Gathering At the Well

Today is the official launch of Gathering At The Well! For today’s gathering, we are supposed to share what Titus 2:2-5 means in our own lives.

Titus 2:2-5 reads, “Teach the older men to be temperate, worthy of respect, self-controlled, and sound in faith, in love and in endurance.

Likewise, teach the older women to be reverent in the way they live, not to be slanderers or addicted to much wine, but to teach what is good. Then they can train the younger women to love their husbands and children, to be self-controlled and pure, to be busy at home, to be kind, and to be subject to their husbands, so that no one will malign the word of God.”

Our focus for this week is:

When you read the Scripture found in Titus 2: 2-5, how do you
see this playing out in your own life?

What are your areas of strength? Of weakness?

If you could set some sort of goal in relation to this
Scripture, what would it be?

When you read the Scripture found in Titus 2: 2-5, how do you see this playing out in your own life? I always try to point others to the Lord and usually back up my words with the scripture supporting my advice, however I’m certain I have failed as an example many times as well. I find that I fail more with people who are the closest to me (ouch!). It has been my heart’s desire for many years to be a woman who is so full of the Lord’s sweetness that His presence could be felt in my life. I want my Lord to be reflected in my actions and words. It really grieves me when I hurt someone with my words (especially if I grieve the Lord).

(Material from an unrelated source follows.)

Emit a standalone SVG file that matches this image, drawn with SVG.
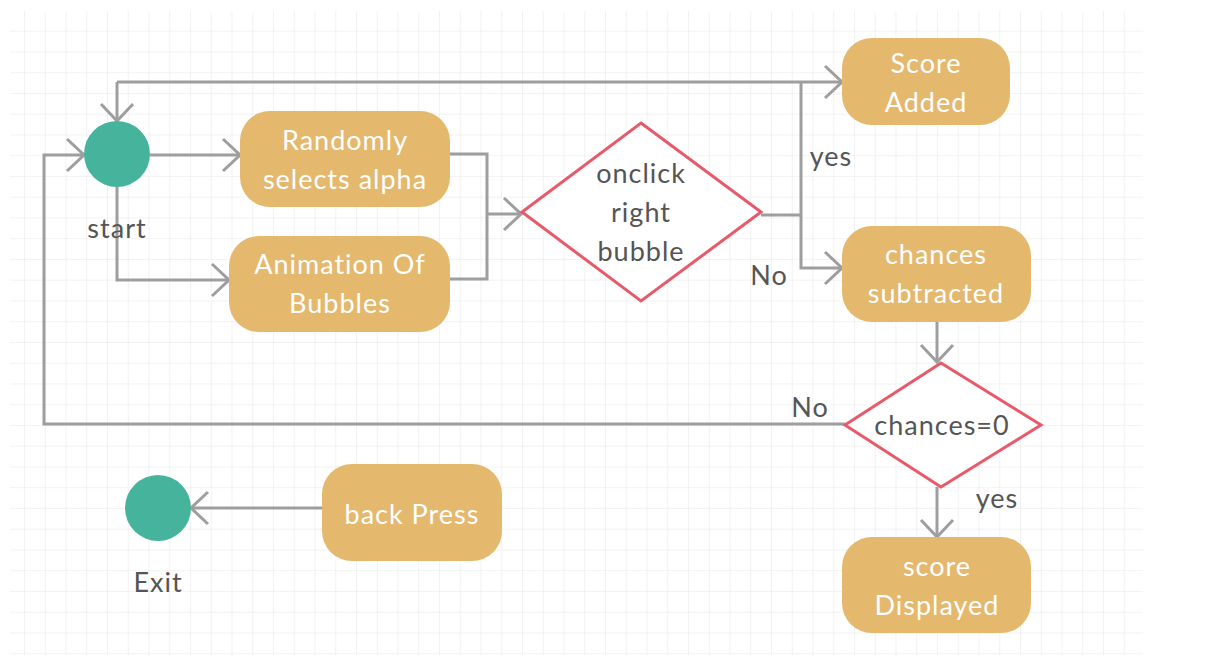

What are your areas of strength? Of weakness? I can honestly say that “wine” isn’t an issue in our home. We don’t like alcohol really, so unless I cook with it — wine is rarely here. I definitely try to be kind and am probably way too merciful (if that is possible). But as I mature in age, I can definitely see my weaknesses! I could always do more around my home. I feel conviction in this area. I also want to believe that I am subject to my husband, but honestly (I am supposed to be honest here, right) — I would definitely rise up and voice my opinion if I didn’t agree with his decision. I’m sure I need work in this area (though I really do try). Even when I submit, my heart might be in rebellion (kicking and screaming inside). I guess it is all about issues of the heart isn’t it? I need to bless and to love with no strings attached.

If you could set some sort of goal in relation to this Scripture, what would it be?

  • I need to spend more quiet time with the Lord. The only way to reflect His love is to rest in it.
  • I also want to improve with my work at home. Too often I clean on the surface and let things slide. I must be more organized in this area.
  • I need to use more self-control where my words are concerned with my family. Sometimes they know exactly which buttons to push — which is NO excuse. Even if I don’t speak things out loud, my thoughts are often selfish.